Letting the kids bat themselves

June 25, 2000|By Louise Branson

VIENNA, Va. -- The muscled male baritone on my voice mail had a vaguely menacing edge. "Your son," it said, "did not show up for baseball tryouts. If he does not attend the make-up session this Saturday, he will be excluded from Little League baseball. There are no exceptions."

It was my first hint of things to come.

Thomas, 10, joined a long line of his peers, waiting to go through their paces -- pitching, batting and catching -- as coaches on the sidelines either salivated with the hope of netting the best or averted their eyes from a dud.

A native Briton, I was new to the world of Little League beyond neighborhood T-ball and Single A. I joined other parents nervously pacing the parking lot waiting for our sons to emerge.

"What do you think?" one father asked me. Would Thomas get the glory of the Majors, the still-honorable Triple A, the Double A or -- oh, the indignity -- remain in Single A?

It was all the same to me, I said. I just wanted my son to go out there and learn the game and have some fun. You know, be American. Wasn't that what it was all about? From the look on his face, it was clear I didn't get it. I soon did.

The season has been a crash course in the realities of Little League. I have learned about the big egos. The competition. The drama. The tears.

Of the kids? Oh, no. Of the parents.

After the tryouts, I received a call from the father of Thomas' friend.

"What level did Thomas get into?" he asked. When I revealed that he had reached the respectable Triple A, there was a sucking-in of breath. Some mistake had been made, he said -- his son was only in Double A. Another social contact gone. We won't, I guess, be having summertime barbecues in his back yard again.

Then the coach called, anxiously asking about Thomas' past performance. Who was his previous coach? What was his batting average? He announced a grueling practice schedule.

At the first game, fathers shouted instructions to their children, cheered loudly at every good play -- and got testy at the umpire's calls against their team. I suggested to one father in the testosterone-charged atmosphere that there seemed to be a lot of competitiveness in Little League. "Well, that's how we win wars," he said, without a trace of irony.
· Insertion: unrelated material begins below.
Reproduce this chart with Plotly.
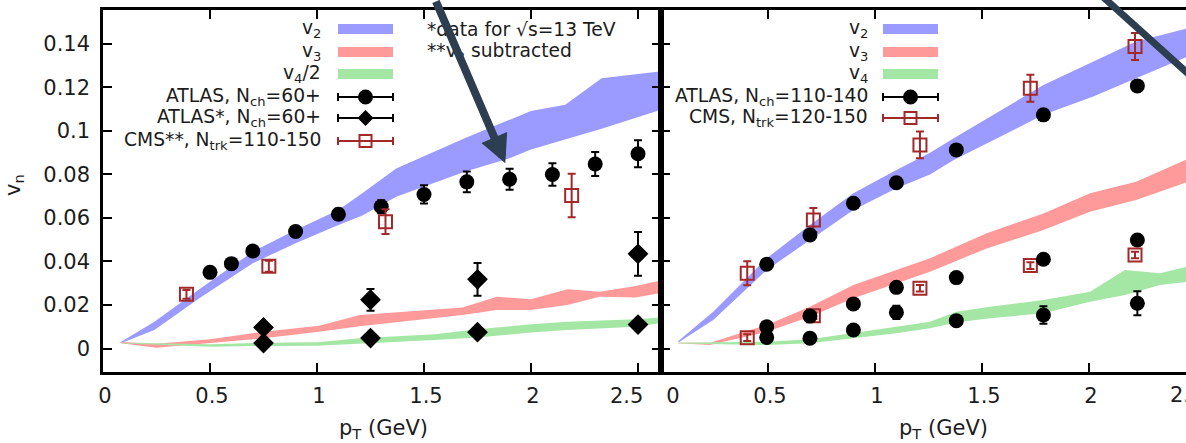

The mother of one player sidled over and began blasting me with stories of unfair coaches who had not given her son a chance. "Of course," she said bitterly, "it's only the coaches' sons who get into the Majors -- unless there's a shortage. Then they're forced to actually take some good players."

The bleachers seethed with complaints of bad calls, of unfair coaches on other teams, even vows of revenge. Things got worse. Arguments erupted over split seconds when deciding whether the clock had run out. "E.R." or "Law and Order" will never again seem dramatic in comparison.

Not that all Little League parents or coaches are suffused with this fierce competitiveness. The sheer dedication and patience and decency of many, if not most, is awesome. It's just that they seem to be drowned out. I couldn't help but wonder: what is going on here?

I consulted 50-something friends, a professor at Georgetown University and his wife who were considered model parents in their day. "I can't understand it," he said. "We left our boys at their games and picked them up at the end. It was the kids who were playing, not the parents."

Britain and America are indeed, I thought, two countries divided by the same language. The Little League parents' behavior seemed to underscore why many Europeans these days see the United States as too big and powerful, flexing its muscles with little thought for others.

Such raw competitiveness would certainly, I sniffed to myself, be considered bad form in my native land, where one is expected to lavishly praise competitors and play down one's own skills and achievements. The British expression about anything unfair or impolite is, after all, "it's not cricket."

But then I remembered the notorious British soccer hooligans who wreak havoc wherever they go. So perhaps there is more to it. Perhaps bad sports behavior is increasing internationally. And nowhere more so than where the self-indulgent baby boomer generation, as in Little League, dominates the coaching and sets the tone.

There may, however, be a glimmer of hope, at least in Little League.

I have heard of parents, outraged by the excessive behavior, working on ways to return the sports to the children. Suggestions have included having parents record their child's plays on special charts. The idea is to keep them so busy that they leave the games to the children.

America's chances in future Kosovos may then, of course, be put at severe risk. But it would be for an admirable cause: good old-fashioned sportsmanship.

Louise Branson is a British-born writer and journalist living in the Washington area.